_Prompt_. In the entries below, find every line holding the string "this" and collect it.

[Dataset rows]
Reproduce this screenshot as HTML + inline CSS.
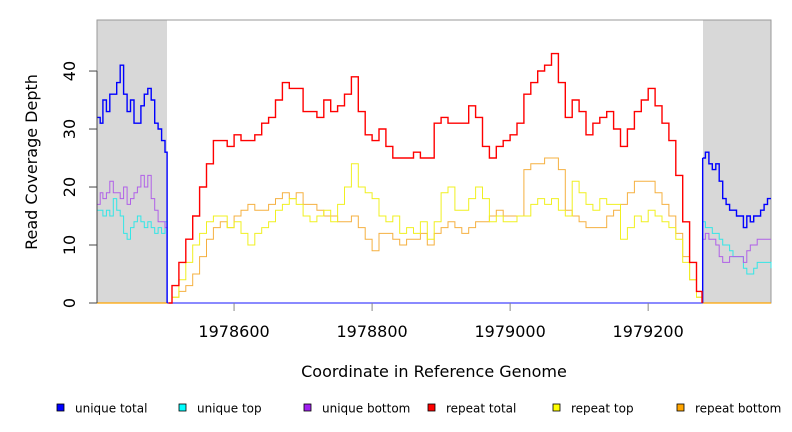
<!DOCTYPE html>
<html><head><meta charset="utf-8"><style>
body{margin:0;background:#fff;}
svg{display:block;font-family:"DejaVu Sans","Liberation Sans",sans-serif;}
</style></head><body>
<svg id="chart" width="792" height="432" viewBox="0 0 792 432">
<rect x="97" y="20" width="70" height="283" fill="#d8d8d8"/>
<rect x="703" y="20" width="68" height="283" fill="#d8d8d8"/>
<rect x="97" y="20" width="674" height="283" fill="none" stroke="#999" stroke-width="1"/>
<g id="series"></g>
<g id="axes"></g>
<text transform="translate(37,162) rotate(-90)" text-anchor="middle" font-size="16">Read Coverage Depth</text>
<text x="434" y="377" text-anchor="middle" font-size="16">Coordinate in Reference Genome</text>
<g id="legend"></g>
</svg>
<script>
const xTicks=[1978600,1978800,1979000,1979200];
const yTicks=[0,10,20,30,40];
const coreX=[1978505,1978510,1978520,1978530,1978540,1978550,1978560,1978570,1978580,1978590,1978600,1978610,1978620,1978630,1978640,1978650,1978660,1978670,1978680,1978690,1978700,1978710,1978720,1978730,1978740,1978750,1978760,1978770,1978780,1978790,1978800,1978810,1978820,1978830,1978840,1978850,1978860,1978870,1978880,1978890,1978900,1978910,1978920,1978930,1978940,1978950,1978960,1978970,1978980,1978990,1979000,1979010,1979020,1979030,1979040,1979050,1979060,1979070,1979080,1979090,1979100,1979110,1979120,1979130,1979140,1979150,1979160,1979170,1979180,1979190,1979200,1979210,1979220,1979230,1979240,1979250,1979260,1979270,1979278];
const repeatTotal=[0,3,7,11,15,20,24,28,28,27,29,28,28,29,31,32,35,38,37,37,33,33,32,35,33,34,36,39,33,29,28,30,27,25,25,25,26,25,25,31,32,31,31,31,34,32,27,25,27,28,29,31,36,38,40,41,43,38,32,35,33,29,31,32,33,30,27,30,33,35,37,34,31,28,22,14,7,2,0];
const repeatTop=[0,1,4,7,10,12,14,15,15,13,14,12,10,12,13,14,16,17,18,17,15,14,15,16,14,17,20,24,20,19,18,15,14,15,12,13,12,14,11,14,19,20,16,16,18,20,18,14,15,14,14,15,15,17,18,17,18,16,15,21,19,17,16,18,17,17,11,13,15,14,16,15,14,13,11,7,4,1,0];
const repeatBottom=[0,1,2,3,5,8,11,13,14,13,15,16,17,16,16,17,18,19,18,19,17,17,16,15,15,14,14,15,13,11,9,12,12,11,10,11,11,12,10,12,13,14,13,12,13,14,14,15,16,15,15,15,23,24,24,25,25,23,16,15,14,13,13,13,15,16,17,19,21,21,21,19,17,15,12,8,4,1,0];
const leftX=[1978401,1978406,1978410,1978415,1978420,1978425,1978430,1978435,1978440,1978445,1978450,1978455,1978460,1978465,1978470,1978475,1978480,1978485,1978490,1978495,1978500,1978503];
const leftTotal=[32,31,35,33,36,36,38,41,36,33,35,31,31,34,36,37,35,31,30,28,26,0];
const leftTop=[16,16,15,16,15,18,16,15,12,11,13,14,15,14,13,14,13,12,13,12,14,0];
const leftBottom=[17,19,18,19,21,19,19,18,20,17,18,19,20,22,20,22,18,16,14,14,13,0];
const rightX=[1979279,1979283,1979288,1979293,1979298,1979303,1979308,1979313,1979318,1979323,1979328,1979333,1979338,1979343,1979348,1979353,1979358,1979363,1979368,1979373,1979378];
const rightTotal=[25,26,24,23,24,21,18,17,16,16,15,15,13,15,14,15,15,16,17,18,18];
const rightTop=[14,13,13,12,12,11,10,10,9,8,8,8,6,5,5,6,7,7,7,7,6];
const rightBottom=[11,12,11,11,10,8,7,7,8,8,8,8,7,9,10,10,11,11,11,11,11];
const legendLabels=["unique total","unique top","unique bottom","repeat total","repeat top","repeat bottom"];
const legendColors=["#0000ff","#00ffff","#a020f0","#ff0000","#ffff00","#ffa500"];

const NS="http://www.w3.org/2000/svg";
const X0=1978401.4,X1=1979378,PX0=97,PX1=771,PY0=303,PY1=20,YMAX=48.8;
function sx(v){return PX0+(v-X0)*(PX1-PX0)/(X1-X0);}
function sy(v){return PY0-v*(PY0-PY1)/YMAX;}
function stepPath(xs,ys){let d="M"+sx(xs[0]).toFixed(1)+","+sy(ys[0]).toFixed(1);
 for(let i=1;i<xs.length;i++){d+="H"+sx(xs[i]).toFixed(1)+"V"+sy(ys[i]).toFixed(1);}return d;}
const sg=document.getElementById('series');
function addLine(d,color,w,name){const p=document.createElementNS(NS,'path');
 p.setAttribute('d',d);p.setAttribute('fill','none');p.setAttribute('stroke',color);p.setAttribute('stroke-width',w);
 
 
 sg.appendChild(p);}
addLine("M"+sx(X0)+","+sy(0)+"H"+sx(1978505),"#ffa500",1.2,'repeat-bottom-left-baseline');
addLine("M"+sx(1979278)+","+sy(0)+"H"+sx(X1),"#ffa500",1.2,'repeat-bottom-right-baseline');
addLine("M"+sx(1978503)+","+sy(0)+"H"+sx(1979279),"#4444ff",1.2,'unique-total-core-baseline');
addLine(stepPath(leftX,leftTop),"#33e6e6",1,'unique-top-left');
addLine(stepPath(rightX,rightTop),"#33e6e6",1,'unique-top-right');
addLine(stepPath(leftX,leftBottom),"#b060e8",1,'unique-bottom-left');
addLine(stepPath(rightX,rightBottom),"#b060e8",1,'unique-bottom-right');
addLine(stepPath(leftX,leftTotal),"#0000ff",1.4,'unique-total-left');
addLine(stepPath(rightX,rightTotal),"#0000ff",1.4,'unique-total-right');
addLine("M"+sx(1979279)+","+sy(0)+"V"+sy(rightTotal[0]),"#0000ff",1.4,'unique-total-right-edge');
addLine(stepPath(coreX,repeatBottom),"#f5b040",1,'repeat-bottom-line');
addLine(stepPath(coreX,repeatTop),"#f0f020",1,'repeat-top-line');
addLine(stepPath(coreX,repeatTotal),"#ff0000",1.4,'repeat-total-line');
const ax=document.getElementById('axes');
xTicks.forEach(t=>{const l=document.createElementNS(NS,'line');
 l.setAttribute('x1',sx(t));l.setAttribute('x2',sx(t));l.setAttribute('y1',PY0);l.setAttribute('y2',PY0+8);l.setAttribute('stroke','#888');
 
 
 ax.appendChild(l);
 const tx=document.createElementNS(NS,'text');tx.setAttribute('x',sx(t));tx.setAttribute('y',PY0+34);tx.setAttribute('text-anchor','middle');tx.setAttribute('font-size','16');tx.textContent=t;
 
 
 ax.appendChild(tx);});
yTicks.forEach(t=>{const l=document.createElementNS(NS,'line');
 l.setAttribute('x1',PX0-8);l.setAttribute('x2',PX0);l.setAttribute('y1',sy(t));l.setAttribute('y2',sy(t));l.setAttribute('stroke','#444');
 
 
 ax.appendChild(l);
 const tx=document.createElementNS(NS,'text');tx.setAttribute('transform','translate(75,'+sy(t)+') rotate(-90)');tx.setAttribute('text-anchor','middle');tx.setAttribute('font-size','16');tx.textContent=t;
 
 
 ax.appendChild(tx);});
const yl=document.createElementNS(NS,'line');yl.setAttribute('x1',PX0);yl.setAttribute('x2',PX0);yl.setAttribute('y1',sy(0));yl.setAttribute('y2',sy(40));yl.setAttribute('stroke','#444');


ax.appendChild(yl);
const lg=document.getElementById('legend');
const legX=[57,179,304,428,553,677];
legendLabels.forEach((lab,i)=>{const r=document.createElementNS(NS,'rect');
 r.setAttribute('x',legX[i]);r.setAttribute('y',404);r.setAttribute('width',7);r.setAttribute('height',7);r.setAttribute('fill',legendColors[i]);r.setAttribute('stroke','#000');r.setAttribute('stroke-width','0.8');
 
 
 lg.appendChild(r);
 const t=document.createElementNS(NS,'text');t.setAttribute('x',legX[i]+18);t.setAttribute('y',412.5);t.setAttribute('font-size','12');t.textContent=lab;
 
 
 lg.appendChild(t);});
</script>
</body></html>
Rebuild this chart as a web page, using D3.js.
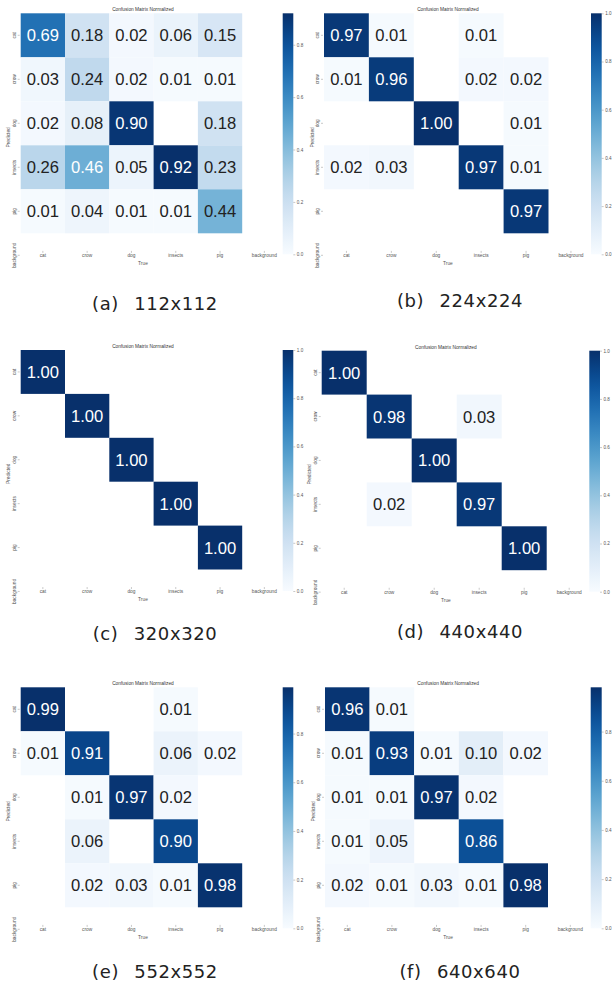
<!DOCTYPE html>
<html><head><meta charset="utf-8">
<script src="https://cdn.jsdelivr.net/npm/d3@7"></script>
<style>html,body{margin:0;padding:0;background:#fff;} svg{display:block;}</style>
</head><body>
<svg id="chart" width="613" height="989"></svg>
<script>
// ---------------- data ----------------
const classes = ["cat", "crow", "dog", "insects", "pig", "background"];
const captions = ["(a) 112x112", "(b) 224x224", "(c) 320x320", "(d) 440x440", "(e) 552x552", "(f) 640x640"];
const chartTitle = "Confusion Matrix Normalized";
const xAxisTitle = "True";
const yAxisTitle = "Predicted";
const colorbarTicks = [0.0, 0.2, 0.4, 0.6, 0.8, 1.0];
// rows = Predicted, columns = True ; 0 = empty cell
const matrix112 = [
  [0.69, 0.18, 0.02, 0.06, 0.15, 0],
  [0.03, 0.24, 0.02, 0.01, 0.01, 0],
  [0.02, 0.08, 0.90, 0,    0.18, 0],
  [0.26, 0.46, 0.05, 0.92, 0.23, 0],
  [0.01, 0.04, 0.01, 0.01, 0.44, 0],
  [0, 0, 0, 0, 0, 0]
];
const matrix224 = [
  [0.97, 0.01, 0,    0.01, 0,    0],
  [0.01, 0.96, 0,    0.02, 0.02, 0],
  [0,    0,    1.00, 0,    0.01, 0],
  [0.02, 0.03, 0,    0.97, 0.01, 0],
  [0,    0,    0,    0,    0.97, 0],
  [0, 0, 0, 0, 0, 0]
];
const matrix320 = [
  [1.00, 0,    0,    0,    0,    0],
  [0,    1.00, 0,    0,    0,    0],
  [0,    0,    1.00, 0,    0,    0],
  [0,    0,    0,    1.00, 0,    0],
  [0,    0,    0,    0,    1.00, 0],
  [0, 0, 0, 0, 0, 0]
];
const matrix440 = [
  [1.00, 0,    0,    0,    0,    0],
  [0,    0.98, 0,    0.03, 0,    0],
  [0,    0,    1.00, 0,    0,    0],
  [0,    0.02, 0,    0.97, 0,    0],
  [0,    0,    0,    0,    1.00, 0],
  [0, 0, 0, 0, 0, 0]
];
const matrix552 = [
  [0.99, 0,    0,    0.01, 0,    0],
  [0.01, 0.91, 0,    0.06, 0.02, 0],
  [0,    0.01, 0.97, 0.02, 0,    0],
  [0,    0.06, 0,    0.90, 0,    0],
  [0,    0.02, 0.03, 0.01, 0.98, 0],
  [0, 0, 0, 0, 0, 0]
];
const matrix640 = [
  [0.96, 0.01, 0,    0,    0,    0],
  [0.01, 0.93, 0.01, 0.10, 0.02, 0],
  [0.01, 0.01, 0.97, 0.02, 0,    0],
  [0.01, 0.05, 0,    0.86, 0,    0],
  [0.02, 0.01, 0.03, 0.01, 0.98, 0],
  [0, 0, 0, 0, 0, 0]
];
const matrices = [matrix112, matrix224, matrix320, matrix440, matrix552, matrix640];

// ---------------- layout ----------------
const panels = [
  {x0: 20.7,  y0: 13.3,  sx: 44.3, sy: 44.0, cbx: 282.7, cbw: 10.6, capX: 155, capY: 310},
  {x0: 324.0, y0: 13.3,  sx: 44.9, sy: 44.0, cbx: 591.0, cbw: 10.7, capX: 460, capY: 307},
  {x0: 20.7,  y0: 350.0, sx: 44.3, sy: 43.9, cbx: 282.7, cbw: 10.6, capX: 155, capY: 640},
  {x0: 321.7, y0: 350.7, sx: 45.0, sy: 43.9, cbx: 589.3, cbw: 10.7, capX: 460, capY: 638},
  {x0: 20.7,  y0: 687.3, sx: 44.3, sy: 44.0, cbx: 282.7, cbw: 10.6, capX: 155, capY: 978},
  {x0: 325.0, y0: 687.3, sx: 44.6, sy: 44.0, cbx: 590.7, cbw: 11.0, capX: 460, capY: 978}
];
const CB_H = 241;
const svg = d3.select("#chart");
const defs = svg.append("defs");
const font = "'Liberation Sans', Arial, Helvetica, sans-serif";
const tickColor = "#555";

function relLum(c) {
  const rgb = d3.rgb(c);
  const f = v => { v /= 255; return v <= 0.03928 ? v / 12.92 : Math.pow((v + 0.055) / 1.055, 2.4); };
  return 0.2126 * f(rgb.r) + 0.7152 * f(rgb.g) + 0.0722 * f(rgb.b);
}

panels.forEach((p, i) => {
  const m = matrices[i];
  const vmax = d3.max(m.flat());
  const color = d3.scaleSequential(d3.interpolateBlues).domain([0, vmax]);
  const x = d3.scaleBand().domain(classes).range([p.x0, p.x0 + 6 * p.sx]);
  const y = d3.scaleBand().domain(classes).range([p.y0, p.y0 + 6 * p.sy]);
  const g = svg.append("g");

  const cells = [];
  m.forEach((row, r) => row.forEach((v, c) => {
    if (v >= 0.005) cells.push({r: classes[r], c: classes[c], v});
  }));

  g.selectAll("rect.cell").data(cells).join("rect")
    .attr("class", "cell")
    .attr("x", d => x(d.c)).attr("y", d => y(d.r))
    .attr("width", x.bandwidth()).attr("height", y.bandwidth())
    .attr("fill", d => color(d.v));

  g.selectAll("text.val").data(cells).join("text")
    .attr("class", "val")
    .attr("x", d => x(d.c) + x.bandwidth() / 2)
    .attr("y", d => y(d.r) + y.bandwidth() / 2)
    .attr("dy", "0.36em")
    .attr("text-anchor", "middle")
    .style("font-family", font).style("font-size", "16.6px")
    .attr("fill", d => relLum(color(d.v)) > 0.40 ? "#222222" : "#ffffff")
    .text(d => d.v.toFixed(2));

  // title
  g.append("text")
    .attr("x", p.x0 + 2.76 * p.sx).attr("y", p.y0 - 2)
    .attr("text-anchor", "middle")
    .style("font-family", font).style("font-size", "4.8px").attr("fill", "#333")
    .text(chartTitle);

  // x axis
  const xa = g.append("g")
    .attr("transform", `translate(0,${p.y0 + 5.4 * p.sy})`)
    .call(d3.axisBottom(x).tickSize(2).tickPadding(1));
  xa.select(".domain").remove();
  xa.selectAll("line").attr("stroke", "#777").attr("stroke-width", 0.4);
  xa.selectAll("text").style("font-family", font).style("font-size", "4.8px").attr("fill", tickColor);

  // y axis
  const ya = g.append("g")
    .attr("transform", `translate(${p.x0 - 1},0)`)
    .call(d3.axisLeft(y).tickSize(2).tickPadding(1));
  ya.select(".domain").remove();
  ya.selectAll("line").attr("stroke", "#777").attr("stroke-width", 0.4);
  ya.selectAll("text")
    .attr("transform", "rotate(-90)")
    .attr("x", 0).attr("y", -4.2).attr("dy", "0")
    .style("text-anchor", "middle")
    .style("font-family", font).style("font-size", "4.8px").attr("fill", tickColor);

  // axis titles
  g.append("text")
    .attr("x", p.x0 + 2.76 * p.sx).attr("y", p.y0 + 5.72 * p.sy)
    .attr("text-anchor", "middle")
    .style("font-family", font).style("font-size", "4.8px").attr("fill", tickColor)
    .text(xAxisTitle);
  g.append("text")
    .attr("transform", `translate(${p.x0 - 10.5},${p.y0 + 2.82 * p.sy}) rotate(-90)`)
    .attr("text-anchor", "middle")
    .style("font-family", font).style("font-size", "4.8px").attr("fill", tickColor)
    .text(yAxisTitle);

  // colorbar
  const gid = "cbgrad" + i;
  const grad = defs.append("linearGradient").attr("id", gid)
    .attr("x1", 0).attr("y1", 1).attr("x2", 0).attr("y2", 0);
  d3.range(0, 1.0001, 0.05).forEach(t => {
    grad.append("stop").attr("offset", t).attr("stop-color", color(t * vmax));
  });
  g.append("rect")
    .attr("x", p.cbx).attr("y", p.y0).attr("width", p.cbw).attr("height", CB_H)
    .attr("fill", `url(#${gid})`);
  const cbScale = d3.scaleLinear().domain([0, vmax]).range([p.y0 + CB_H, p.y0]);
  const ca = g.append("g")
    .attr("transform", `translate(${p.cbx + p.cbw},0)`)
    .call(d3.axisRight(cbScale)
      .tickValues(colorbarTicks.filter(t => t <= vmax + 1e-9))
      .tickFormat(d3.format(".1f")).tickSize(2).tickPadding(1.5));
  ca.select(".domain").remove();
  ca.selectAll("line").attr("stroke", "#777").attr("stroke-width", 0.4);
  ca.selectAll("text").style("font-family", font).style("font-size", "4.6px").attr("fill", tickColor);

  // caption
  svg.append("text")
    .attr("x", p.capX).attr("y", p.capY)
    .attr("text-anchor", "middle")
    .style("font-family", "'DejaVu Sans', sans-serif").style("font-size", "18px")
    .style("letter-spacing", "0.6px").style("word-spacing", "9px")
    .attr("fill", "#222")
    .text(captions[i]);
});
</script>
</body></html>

_Written response_.
Reproduce this screenshot as HTML + inline CSS.
Rebuild this chart as a web page, using D3.js.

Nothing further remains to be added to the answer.